Date of Award

Spring 1997

Document Type

Thesis

Degree Name

Master of Arts (MA)

Department

English

Program/Concentration

English

Committee Director

Michael P. Pearson

Committee Member

Jeffrey H. Richards

Call Number for Print

Special Collections; LD4331.E64 W357

Abstract

Despite crossing genres and continents, strong literary connections exist between Coleridge's poem "The Rime of the Ancient Mariner." Poe's novella The Narrative of Arthur Gordon Pym of Nantucket, and Melville's novel Moby Dick or the Whale. The works are similar in terms of plot, symbolism, and other artistic devices. Ties between any two of the works have been mentioned in literary scholarship over the last century, yet I have located none involving all three.
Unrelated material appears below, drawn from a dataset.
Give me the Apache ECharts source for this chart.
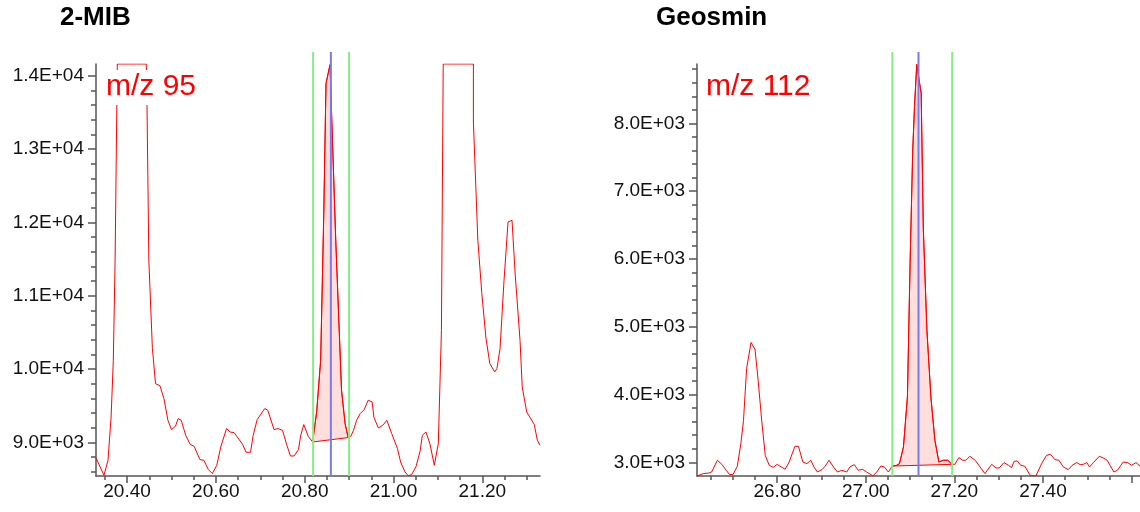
<!DOCTYPE html>
<html>
<head>
<meta charset="utf-8">
<title>2-MIB / Geosmin</title>
<script src="https://cdn.jsdelivr.net/npm/echarts@6/dist/echarts.min.js"></script>
<style>
  html, body { margin: 0; padding: 0; background: #fff; }
  #chart { width: 1140px; height: 512px; }
</style>
</head>
<body>
<div id="chart"></div>
<script>
// 2-MIB, m/z 95 : retention time (min) and abundance
// (values at 14160 are the saturated / clipped tops)
const mibTime = [
  20.330, 20.348, 20.357, 20.364, 20.369, 20.373, 20.378, 20.389, 20.400, 20.410,
  20.421, 20.432, 20.443, 20.444, 20.449, 20.457, 20.464, 20.474, 20.483, 20.492,
  20.500, 20.509, 20.515, 20.522, 20.532, 20.542, 20.551, 20.564, 20.573, 20.583,
  20.592, 20.602, 20.611, 20.624, 20.632, 20.641, 20.660, 20.668, 20.678, 20.684,
  20.693, 20.710, 20.717, 20.731, 20.740, 20.750, 20.760, 20.768, 20.776, 20.786,
  20.791, 20.798, 20.808, 20.818, 20.827, 20.836, 20.843, 20.848, 20.857, 20.870,
  20.883, 20.891, 20.898, 20.904, 20.910, 20.917, 20.925, 20.934, 20.943, 20.952,
  20.956, 20.966, 20.976, 20.985, 20.996, 21.009, 21.016, 21.026, 21.033, 21.041,
  21.051, 21.060, 21.065, 21.073, 21.082, 21.092, 21.101, 21.108, 21.112, 21.122,
  21.133, 21.144, 21.155, 21.166, 21.180, 21.180, 21.190, 21.199, 21.208, 21.217,
  21.228, 21.233, 21.240, 21.249, 21.258, 21.267, 21.274, 21.285, 21.290, 21.300,
  21.317, 21.324, 21.330
];
const mibAbund = [
  8786, 8550, 8754, 9345, 10119, 11482, 14160, 14160, 14160, 14160,
  14160, 14160, 14160, 14047, 11482, 10282, 9801, 9771, 9596, 9300,
  9173, 9218, 9323, 9300, 9095, 8973, 8945, 8764, 8754, 8628,
  8573, 8686, 8936, 9187, 9140, 9132, 8973, 8864, 8864, 9095,
  9310, 9460, 9436, 9173, 9187, 9164, 8959, 8813, 8813, 8900,
  9095, 9241, 9082, 9004, 9416, 10119, 12120, 13893, 14150, 11755,
  9709, 9255, 9064, 9082, 9164, 9300, 9391, 9446, 9573, 9550,
  9337, 9195, 9232, 9300, 9119, 8914, 8731, 8595, 8545, 8559,
  8673, 8881, 9095, 9140, 8982, 8686, 8982, 10528, 14160, 14160,
  14160, 14160, 14160, 14160, 14160, 13369, 11755, 11028, 10436, 10073,
  9959, 10005, 10278, 11210, 12005, 12028, 11301, 10391, 9754, 9413,
  9245, 9027, 8959
];

// Geosmin, m/z 112
const geoTime = [
  26.620, 26.633, 26.645, 26.652, 26.665, 26.675, 26.685, 26.692, 26.700, 26.710,
  26.718, 26.724, 26.731, 26.741, 26.750, 26.757, 26.765, 26.773, 26.782, 26.791,
  26.800, 26.809, 26.818, 26.827, 26.840, 26.848, 26.858, 26.867, 26.876, 26.883,
  26.891, 26.901, 26.908, 26.917, 26.927, 26.936, 26.946, 26.957, 26.964, 26.974,
  26.983, 26.992, 27.002, 27.016, 27.025, 27.034, 27.042, 27.051, 27.060, 27.070,
  27.076, 27.085, 27.094, 27.100, 27.106, 27.110, 27.115, 27.125, 27.130, 27.138,
  27.147, 27.156, 27.165, 27.175, 27.185, 27.195, 27.201, 27.210, 27.219, 27.226,
  27.235, 27.247, 27.258, 27.269, 27.284, 27.294, 27.301, 27.312, 27.322, 27.329,
  27.335, 27.342, 27.350, 27.359, 27.371, 27.384, 27.397, 27.408, 27.417, 27.427,
  27.436, 27.446, 27.457, 27.466, 27.476, 27.484, 27.491, 27.499, 27.505, 27.514,
  27.527, 27.536, 27.545, 27.560, 27.568, 27.581, 27.591, 27.600, 27.610, 27.619
];
const geoAbund = [
  2800, 2833, 2842, 2857, 3030, 2970, 2882, 2823, 2818, 2941,
  3276, 3620, 4384, 4768, 4665, 4211, 3620, 3103, 2956, 2926,
  2970, 2931, 2897, 3004, 3236, 3236, 3004, 2981, 3030, 2931,
  2857, 2892, 2941, 3030, 2931, 2857, 2882, 2857, 2931, 2966,
  2882, 2897, 2857, 2800, 2857, 2945, 2931, 2857, 2945, 2956,
  2981, 3226, 3965, 5935, 7608, 8248, 8870, 8445, 6427, 4950,
  3964, 3325, 3004, 3030, 3030, 2970, 2970, 3069, 3030, 3030,
  3089, 3030, 2931, 2833, 2970, 2916, 2916, 2996, 2956, 2922,
  3015, 3019, 2956, 2941, 2808, 2800, 2981, 3103, 3118, 3040,
  3030, 2931, 2892, 2956, 2996, 2966, 2970, 2996, 2931, 2996,
  3089, 3064, 3030, 2857, 2882, 3004, 2996, 2956, 2996, 2945
];

// integration window (green) and apex (blue)
const mibWindow = [20.819, 20.900];
const mibApex = 20.859;
const geoWindow = [27.060, 27.195];
const geoApex = 27.119;

// axis ranges and ticks
const mibXRange = [20.33, 21.33];
const mibYRange = [8540, 14160];
const mibMarkerTop = 14324;
const geoXRange = [26.619, 27.619];
const geoYRange = [2798, 8876];
const geoMarkerTop = 9053;

const mibXTicks = [20.40, 20.60, 20.80, 21.00, 21.20];
const mibYTicks = [9000, 10000, 11000, 12000, 13000, 14000];
const geoXTicks = [26.80, 27.00, 27.20, 27.40, 27.60];
const geoXLabels = [26.80, 27.00, 27.20, 27.40];
const geoYTicks = [3000, 4000, 5000, 6000, 7000, 8000];

function steps(from, to, step) {
  const out = [];
  for (let v = from; v <= to + step / 1000; v += step) out.push(+v.toFixed(3));
  return out;
}
const mibXMinor = steps(20.35, 21.30, 0.05);
const mibYMinor = steps(8600, 14000, 200);
const geoXMinor = steps(26.65, 27.60, 0.05);
const geoYMinor = steps(3000, 8800, 200);

function zip(xs, ys) { return xs.map((x, i) => [x, ys[i]]); }
const mibData = zip(mibTime, mibAbund);
const geoData = zip(geoTime, geoAbund);

function sci(v) {
  const p = v.toExponential(1).split('e');
  return p[0] + 'E' + p[1][0] + p[1].slice(1).padStart(2, '0');
}

const FONT = '"Liberation Sans", Arial, sans-serif';
const axisLine = { show: true, onZero: false, lineStyle: { color: '#555', width: 1.5 } };

function majorX(grid, range, ticks, labels) {
  return {
    type: 'value', gridIndex: grid, min: range[0], max: range[1],
    axisLine: axisLine,
    axisTick: { show: true, length: 7, customValues: ticks, lineStyle: { color: '#555', width: 1.5 } },
    axisLabel: { customValues: labels, formatter: v => v.toFixed(2), fontSize: 19, color: '#111', margin: 6, fontFamily: FONT },
    splitLine: { show: false }
  };
}
function majorY(grid, range, ticks) {
  return {
    type: 'value', gridIndex: grid, min: range[0], max: range[1],
    axisLine: axisLine,
    axisTick: { show: true, length: 8, customValues: ticks, lineStyle: { color: '#555', width: 1.5 } },
    axisLabel: { customValues: ticks, formatter: sci, fontSize: 19, color: '#111', margin: 12, fontFamily: FONT },
    splitLine: { show: false }
  };
}
function minorAxis(grid, range, ticks, len) {
  return {
    type: 'value', gridIndex: grid, min: range[0], max: range[1],
    axisLine: { show: false },
    axisTick: { show: true, length: len, customValues: ticks, lineStyle: { color: '#555', width: 1.5 } },
    axisLabel: { show: false },
    splitLine: { show: false }
  };
}

function peakArea(data, win, idx) {
  const pts = data.filter(p => p[0] >= win[0] - 0.002 && p[0] <= win[1] + 0.002);
  return {
    type: 'custom', xAxisIndex: idx, yAxisIndex: idx, z: 1, silent: true,
    data: [pts[0]],
    renderItem: function (params, api) {
      return {
        type: 'polygon',
        shape: { points: pts.map(p => api.coord(p)) },
        style: { fill: 'rgba(255,0,0,0.13)', stroke: '#ff0000', lineWidth: 1 }
      };
    }
  };
}
function trace(data, idx) {
  return {
    type: 'line', xAxisIndex: idx, yAxisIndex: idx, data: data, z: 2,
    symbol: 'none', lineStyle: { color: '#ff0000', width: 1 }, silent: true
  };
}
function marker(x, yMin, yTop, color, idx) {
  return {
    type: 'line', xAxisIndex: idx, yAxisIndex: idx, z: 3, clip: false,
    data: [[x, yMin], [x, yTop]], symbol: 'none', silent: true,
    lineStyle: { color: color, width: 2 }
  };
}

const GREEN = '#84ee84';
const BLUE = '#7a7af0';

const chart = echarts.init(document.getElementById('chart'));
chart.setOption({
  animation: false,
  backgroundColor: '#fff',
  title: [
    { text: '2-MIB', left: 60, top: 5, padding: 0, textStyle: { fontSize: 26, fontWeight: 'bold', color: '#000', fontFamily: FONT } },
    { text: 'Geosmin', left: 656, top: 5, padding: 0, textStyle: { fontSize: 26, fontWeight: 'bold', color: '#000', fontFamily: FONT } },
    { text: 'm/z 95', left: 104, top: 70, padding: [2, 2, 3, 2], backgroundColor: '#fff',
      textStyle: { fontSize: 30, fontWeight: 'normal', color: '#ff0000', fontFamily: FONT } },
    { text: 'm/z 112', left: 704, top: 70, padding: [2, 2, 3, 2], backgroundColor: '#fff',
      textStyle: { fontSize: 30, fontWeight: 'normal', color: '#ff0000', fontFamily: FONT } }
  ],
  grid: [
    { left: 96, top: 64, width: 444, height: 412 },
    { left: 697, top: 64, width: 443, height: 412 },
    { left: 96, top: 64, width: 444, height: 412 },
    { left: 697, top: 64, width: 443, height: 412 }
  ],
  xAxis: [
    majorX(0, mibXRange, mibXTicks, mibXTicks),
    majorX(1, geoXRange, geoXTicks, geoXLabels),
    minorAxis(2, mibXRange, mibXMinor, 4),
    minorAxis(3, geoXRange, geoXMinor, 4)
  ],
  yAxis: [
    majorY(0, mibYRange, mibYTicks),
    majorY(1, geoYRange, geoYTicks),
    minorAxis(2, mibYRange, mibYMinor, 5),
    minorAxis(3, geoYRange, geoYMinor, 5)
  ],
  series: [
    peakArea(mibData, mibWindow, 0),
    trace(mibData, 0),
    marker(mibWindow[0], mibYRange[0], mibMarkerTop, GREEN, 0),
    marker(mibWindow[1], mibYRange[0], mibMarkerTop, GREEN, 0),
    marker(mibApex, mibYRange[0], mibMarkerTop, BLUE, 0),
    peakArea(geoData, geoWindow, 1),
    trace(geoData, 1),
    marker(geoWindow[0], geoYRange[0], geoMarkerTop, GREEN, 1),
    marker(geoWindow[1], geoYRange[0], geoMarkerTop, GREEN, 1),
    marker(geoApex, geoYRange[0], geoMarkerTop, BLUE, 1)
  ]
});
</script>
</body>
</html>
None of the present criticism has revealed that each work utilizes several important literary devices, such as a quality of incorporation of source material (including travel accounts, science, and religious motifs), the presence of a central spiritual entity driving the plot, and a complex pattern of symbolism pointing towards apocalypse.

Additionally, romantic theory, such as Coleridge's theory of the imagination, works to further elucidate the end goals of the quest. This evidence, when considered holistically, seems to indicate a particular literary mode, which I call the "Nautical Quest." Each work also holds strong evidence of the respective authors drawing on the previous pieces for inspiration and idea.